Dear Senator Graham,
What happened yesterday in Chattanooga was tragic. Everyone should agree about that. It should be assumed.
The alleged shooter, Mohammad Abdulazeez, was a 24-year-old American of Arab descent. He came to this country with his family as a young child from Kuwait and became a naturalized citizen (like many of us). His friends and fellow community members reported being shocked by his actions yesterday. They didn’t see it coming. He
Dylann Roof is the 21-year-old American of white descent who murdered nine worshippers at the Emanuel AME Church in Charleston, South Carolina on June 18. He was born in Columbia, South Carolina. Some of his friends and fellow community members were surprised by his act (as you might imagine), but many were not shocked at all, recounting how Roof said he was planning an attack. He told numerous friends that he believed in segregation. He told police he wanted to start a race war. He told his victims that they had to die because black people were raping white women and taking over the country. And he wrote a blog too (and this one was a “manifesto”), where he advocated staunchly white supremacist ideals. Finally, he did openly latch onto a quite radical group, The Council of Conservative Citizens, an organization dedicated to the separation of the races, because, you know, it’s holy: “Mixing the races is rebelliousness against God,” so they say.

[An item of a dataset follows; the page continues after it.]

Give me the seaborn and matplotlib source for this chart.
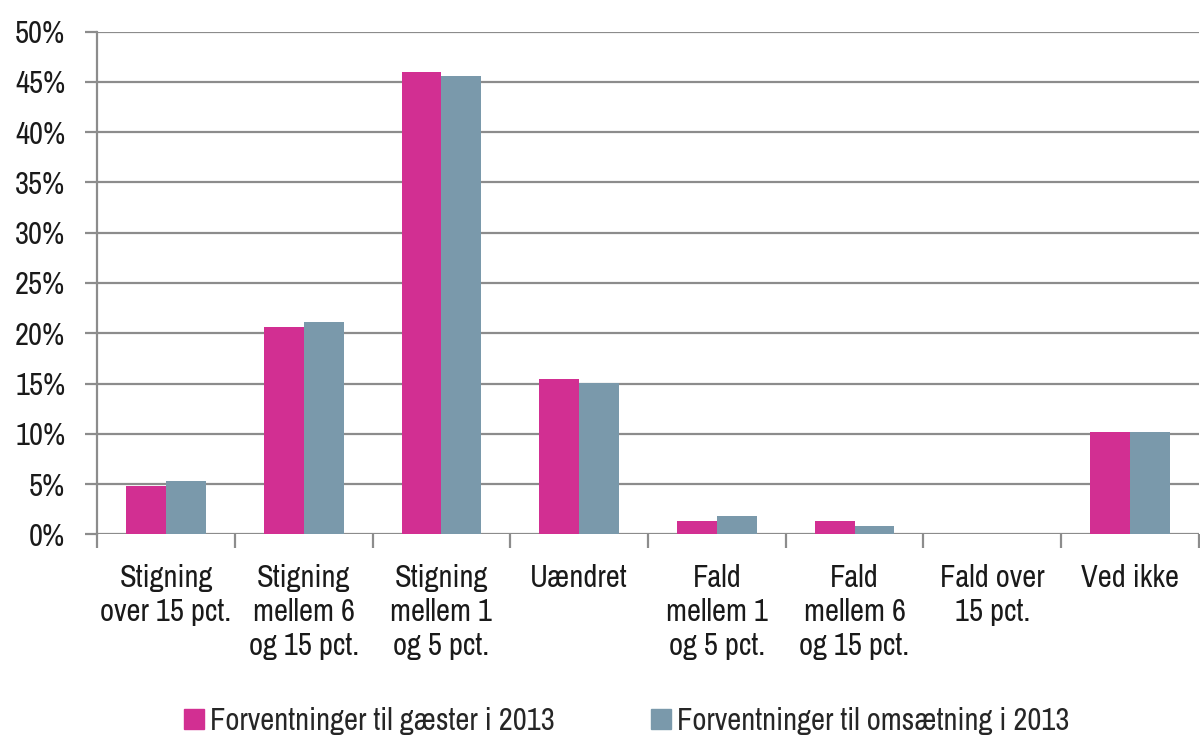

These are the facts as we know them, Senator Graham. You called Dylann Roof a “whacked-out kid.” Now, since it seems that we have at least the same amount of evidence (or perhaps a lot more) of premeditation and evil in Charleston than we do in Chattanooga, I was hoping you could give Mohammad the same courtesy. I pray his name doesn’t cause you to hesitate.
See, we Arab and Muslim Americans have a fairly tough time with acceptance in this country. You saw this firsthand when a man in Iowa approached you suggesting we ban Islam in America. By the way, thank you for telling him that you “couldn’t disagree with him more,” and for informing him that you were “not his candidate.” Though it does scare me a little bit that I’m thanking you for simply saying that the practice of Islam should be legal in the United States. But thanks anyway. On another note, thanks for coming around on the Confederate Flag. After years of supporting it, you changed your opinion (and there’s nothing wrong with that). It was the right thing to do.
I don’t know if I’m really getting my point across, Senator Graham. It’s hard for me to articulate it well. I guess what I’m trying to say is that we Arabs and Muslims watch the news a little differently than everyone else. We hear the media, politicians, and analysts label criminals who don’t look or sound like us as “deranged, delusional, and disturbed.” (Those are all synonyms of “whacked-out.”) In fact, when a white pilot took 149 people along with him on a suicide crash into the French Alps, CNN talked to me for two weeks about “depression.” And news outlets, law enforcement officials, and politicians (save a few journalists) didn’t publicly call Roof’s rampage “terrorism.” They didn’t call him a “lone wolf.” When it came to Abdulazeez, on the other hand, the FBI said, “We will treat this as a terrorism investigation until it can be determined that it is not.”
Now, I’m not advocating that we throw the moniker of “terrorism” on all white criminals as quickly as it is thrust upon us. I’m just asking that we get the “deranged-delusional-disturbed-depressed” treatment every now and then. We need this, not because Mohammad’s crime wasn’t horrific, and not because we shouldn’t delve deeply to learn what motivated him, but because if we are really interested in equal treatment, then we need not only humanize the “good” Muslim Americans amongst us, but we must do it for the “bad” ones too.
So, Senator Graham, I beg you, please get on Fox News and let the world know that Mohammad was a whacked-out kid too. It’s the right thing to do.